Australian Water Partnership
September 2023 – March 2024
The Challenge
The purpose of the evaluation was to focus on how partnerships have contributed to development and diplomacy outcomes from Australia-Mekong Water Facility (AMWF) under Australian Water Partnership (AWP) Phase 2.
AMWF expects partners to bring together a combination of appropriate technical skills, and a range of other skills including relationship building, local expertise, cultural awareness, and diplomacy. Nevertheless, AMWF acknowledges that successful partnerships can take time, and often require a combination of skills that are specific to the water sector combined with skills in relationship building, knowledge exchange, communication, and negotiation.
AWP has therefore commissioned the evaluation to identify which partnerships have been most successful, the elements of the partnership that have contributed to this success, as well as the challenges and obstacles that have limited success.
The Solution
The evaluation used a mixed-methods approach. At the start of the evaluation, the team drafted the evaluation matrix and associated approach to data collection and evidence analysis.
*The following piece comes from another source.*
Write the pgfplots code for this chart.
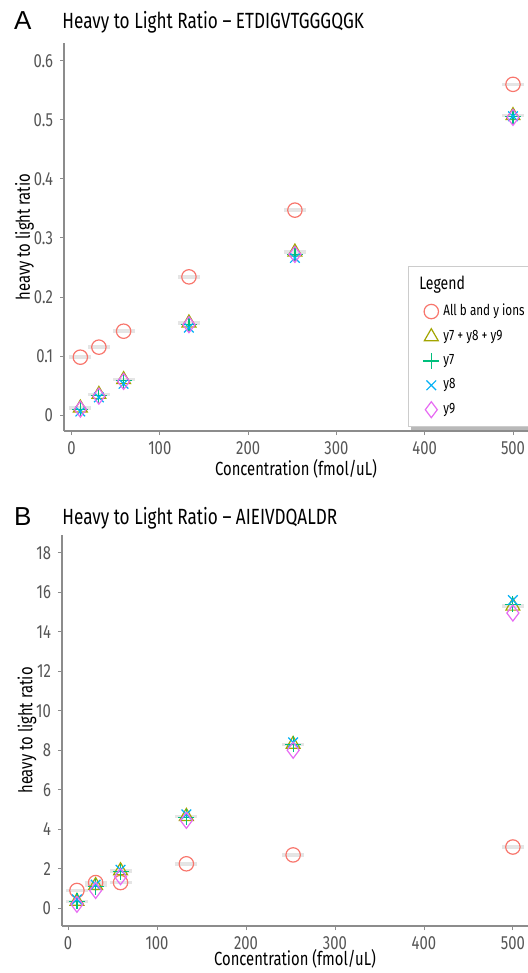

A partnership rubric was also developed to guide both the consultation phase and to help shape the analysis of evidence.
Partners (both Australia-based and those representing the respective Mekong governments) were consulted through a combination of remote and in-person interviews conducted in Lao PDR, Thailand, and Vietnam. Data collection also included documentation compilation, review, and analysis; processing and analysis of secondary project data; and validation presentations both to Post in Bangkok, and to AWP.
Of enormous significance in the evaluation was the use of the rubric co-created with AWP. Co-creating the rubric (as per the Evaluation Plan) allowed stakeholders to co-define what effective partnerships look like within the context of AMWF. The rubric also helped delineate the scope of the evaluation, and it also provides a framework for collecting (e.g. the interview guideline with key partners followed the content of the rubric) and then organising the evidence, in addition to helping to ensure an agreed set of lenses for collaboratively making sense of the evidence.
The Outcome
The main deliverable was the Final Evaluation Report, but we also prepared a short Partnership Brief that was highly valued by the client.
The purpose of the Partnership Brief is to communicate to AWP’s partners key insights drawn from the Mekong Partnership Review.
The Partnership Brief provides a summary of the findings pertinent to successful partnerships, to shape AWP’s approach to brokering partnerships in the future.